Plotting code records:
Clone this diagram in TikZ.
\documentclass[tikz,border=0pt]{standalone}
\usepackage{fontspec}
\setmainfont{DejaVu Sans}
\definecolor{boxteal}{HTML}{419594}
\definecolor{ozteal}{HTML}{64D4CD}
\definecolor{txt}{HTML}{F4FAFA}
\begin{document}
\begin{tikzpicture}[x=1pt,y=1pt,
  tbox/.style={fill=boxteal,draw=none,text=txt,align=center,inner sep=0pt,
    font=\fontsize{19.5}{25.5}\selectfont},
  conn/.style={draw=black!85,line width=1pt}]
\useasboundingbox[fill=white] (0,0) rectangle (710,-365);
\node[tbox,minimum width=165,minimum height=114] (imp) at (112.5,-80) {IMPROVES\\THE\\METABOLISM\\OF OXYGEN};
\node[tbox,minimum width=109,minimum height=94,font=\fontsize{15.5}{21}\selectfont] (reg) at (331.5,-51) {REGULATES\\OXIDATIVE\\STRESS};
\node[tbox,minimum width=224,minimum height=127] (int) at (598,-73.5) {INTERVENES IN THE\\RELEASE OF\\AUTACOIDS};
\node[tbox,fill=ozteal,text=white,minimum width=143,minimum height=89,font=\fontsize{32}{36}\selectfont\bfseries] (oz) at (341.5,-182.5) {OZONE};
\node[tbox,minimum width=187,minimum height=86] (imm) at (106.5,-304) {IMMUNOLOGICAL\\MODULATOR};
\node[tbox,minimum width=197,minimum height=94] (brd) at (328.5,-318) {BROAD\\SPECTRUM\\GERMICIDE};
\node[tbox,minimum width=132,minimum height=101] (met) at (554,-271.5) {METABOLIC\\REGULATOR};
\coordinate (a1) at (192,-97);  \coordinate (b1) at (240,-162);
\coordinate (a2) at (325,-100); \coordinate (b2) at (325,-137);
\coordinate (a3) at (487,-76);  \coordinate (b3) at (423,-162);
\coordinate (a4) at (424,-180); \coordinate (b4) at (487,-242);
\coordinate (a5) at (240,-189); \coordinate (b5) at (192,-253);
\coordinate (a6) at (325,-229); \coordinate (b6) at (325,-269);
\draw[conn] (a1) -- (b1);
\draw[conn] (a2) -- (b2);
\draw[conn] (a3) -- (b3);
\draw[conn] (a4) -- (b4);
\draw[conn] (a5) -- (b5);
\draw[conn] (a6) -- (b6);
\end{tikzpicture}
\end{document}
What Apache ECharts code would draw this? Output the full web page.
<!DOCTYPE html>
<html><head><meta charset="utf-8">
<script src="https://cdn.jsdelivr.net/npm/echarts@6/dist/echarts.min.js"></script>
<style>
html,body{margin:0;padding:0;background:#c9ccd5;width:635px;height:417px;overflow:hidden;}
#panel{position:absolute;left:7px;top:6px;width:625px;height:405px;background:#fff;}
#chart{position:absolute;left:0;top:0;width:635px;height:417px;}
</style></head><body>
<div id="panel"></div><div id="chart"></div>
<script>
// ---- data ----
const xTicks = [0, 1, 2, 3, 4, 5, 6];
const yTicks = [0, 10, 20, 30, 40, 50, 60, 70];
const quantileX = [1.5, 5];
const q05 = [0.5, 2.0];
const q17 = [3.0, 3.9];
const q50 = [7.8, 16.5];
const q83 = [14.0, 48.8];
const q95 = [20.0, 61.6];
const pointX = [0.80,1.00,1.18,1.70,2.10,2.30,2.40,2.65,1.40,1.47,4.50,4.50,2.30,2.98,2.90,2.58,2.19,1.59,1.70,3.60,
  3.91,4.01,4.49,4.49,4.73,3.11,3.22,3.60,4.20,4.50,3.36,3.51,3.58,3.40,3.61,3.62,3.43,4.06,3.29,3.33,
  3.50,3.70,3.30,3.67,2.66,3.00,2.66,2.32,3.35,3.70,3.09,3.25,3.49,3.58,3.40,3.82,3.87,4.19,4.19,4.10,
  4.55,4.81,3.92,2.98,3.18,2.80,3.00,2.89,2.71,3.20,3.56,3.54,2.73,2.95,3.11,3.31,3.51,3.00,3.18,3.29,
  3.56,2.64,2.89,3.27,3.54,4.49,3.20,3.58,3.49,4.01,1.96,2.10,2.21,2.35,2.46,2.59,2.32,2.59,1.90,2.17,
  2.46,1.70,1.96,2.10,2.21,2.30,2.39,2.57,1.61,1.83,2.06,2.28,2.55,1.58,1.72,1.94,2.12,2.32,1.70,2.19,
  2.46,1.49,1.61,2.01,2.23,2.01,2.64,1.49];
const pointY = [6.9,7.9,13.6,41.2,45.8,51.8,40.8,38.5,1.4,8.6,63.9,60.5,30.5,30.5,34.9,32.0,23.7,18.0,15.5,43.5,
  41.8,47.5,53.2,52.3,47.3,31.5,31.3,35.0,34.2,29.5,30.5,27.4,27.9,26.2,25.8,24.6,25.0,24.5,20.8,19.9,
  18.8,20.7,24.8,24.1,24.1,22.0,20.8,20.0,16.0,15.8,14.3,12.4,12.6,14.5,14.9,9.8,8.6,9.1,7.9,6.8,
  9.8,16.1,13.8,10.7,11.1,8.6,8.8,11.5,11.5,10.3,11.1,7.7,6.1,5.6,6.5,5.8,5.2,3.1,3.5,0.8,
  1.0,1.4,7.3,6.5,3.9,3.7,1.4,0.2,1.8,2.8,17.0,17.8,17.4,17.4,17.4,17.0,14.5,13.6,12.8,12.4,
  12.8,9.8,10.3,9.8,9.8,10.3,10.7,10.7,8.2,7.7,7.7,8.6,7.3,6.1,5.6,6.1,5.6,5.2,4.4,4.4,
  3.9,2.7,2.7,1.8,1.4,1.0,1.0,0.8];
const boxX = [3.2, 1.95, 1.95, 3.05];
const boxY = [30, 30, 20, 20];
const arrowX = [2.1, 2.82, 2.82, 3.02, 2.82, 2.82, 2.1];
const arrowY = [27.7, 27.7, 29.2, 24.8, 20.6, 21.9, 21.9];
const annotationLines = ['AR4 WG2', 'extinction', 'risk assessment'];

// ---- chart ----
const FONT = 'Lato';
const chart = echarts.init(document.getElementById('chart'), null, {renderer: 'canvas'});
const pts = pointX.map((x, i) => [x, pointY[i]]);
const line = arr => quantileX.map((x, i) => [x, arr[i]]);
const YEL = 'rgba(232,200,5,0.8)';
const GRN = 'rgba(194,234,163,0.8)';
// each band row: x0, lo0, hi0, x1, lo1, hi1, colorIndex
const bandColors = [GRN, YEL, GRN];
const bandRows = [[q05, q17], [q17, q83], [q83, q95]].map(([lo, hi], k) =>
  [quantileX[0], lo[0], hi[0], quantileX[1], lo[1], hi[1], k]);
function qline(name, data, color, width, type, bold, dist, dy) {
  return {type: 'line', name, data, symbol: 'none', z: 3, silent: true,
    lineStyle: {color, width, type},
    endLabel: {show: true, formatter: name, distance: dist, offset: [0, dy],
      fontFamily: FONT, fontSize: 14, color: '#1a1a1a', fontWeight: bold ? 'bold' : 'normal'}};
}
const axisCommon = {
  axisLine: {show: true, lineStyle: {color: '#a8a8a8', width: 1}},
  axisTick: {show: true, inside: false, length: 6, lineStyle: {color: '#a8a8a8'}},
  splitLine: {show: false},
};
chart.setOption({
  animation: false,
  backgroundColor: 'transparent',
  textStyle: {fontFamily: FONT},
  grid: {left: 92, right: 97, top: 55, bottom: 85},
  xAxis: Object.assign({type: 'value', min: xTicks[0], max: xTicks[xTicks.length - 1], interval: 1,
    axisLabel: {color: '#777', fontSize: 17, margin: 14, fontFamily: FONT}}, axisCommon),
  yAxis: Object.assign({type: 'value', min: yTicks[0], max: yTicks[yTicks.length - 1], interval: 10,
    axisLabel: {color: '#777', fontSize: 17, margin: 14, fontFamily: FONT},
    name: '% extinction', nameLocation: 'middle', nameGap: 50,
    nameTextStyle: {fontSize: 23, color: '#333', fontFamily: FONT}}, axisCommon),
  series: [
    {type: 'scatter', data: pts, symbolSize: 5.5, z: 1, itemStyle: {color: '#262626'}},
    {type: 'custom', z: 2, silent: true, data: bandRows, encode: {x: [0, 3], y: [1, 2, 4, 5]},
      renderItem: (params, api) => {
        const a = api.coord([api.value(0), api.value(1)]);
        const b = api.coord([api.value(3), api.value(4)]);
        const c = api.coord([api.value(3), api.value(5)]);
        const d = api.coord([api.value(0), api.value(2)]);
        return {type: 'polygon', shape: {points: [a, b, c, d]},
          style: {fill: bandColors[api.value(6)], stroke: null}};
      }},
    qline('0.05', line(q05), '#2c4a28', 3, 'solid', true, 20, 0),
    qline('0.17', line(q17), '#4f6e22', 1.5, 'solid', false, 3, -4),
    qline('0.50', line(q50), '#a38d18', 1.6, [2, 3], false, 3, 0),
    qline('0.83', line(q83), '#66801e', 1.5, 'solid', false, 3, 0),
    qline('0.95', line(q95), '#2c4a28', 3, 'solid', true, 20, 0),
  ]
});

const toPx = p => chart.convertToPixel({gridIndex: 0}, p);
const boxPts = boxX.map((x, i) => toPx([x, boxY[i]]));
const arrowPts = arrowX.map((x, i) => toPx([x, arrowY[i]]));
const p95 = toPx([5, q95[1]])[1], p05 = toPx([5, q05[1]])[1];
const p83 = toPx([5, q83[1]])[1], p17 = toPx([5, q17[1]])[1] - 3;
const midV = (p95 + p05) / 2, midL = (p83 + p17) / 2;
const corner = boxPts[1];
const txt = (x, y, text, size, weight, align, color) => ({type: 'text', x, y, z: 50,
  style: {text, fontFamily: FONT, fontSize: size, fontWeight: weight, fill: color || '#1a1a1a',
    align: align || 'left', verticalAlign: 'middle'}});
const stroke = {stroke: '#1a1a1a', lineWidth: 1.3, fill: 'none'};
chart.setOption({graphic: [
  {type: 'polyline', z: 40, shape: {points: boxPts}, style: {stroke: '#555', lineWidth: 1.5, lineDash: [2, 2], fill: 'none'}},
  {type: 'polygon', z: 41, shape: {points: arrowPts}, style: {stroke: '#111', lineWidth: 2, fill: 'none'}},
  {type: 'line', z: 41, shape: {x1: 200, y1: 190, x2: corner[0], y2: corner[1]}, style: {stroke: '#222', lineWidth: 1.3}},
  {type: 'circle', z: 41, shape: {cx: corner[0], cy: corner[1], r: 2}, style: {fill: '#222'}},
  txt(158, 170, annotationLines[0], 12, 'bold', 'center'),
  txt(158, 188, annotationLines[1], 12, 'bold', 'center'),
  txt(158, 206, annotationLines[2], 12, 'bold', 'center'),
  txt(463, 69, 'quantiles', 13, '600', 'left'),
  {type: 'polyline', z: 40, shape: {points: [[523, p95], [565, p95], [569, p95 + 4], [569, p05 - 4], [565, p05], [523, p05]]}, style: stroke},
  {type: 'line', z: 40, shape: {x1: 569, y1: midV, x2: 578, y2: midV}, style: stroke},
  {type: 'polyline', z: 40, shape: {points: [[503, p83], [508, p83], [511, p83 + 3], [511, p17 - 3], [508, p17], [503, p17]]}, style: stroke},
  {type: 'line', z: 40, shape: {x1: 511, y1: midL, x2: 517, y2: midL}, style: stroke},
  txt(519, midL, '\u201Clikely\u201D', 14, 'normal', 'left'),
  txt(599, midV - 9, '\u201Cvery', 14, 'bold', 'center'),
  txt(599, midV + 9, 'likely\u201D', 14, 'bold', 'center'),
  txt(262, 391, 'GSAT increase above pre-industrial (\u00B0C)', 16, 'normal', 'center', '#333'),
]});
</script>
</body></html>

■ **Exercise aim**:
Copy all lines of the material above where the string "draw" occurs.

■ **Result for this task**:
  tbox/.style={fill=boxteal,draw=none,text=txt,align=center,inner sep=0pt,
  conn/.style={draw=black!85,line width=1pt}]
\draw[conn] (a1) -- (b1);
\draw[conn] (a2) -- (b2);
\draw[conn] (a3) -- (b3);
\draw[conn] (a4) -- (b4);
\draw[conn] (a5) -- (b5);
\draw[conn] (a6) -- (b6);
What Apache ECharts code would draw this? Output the full web page.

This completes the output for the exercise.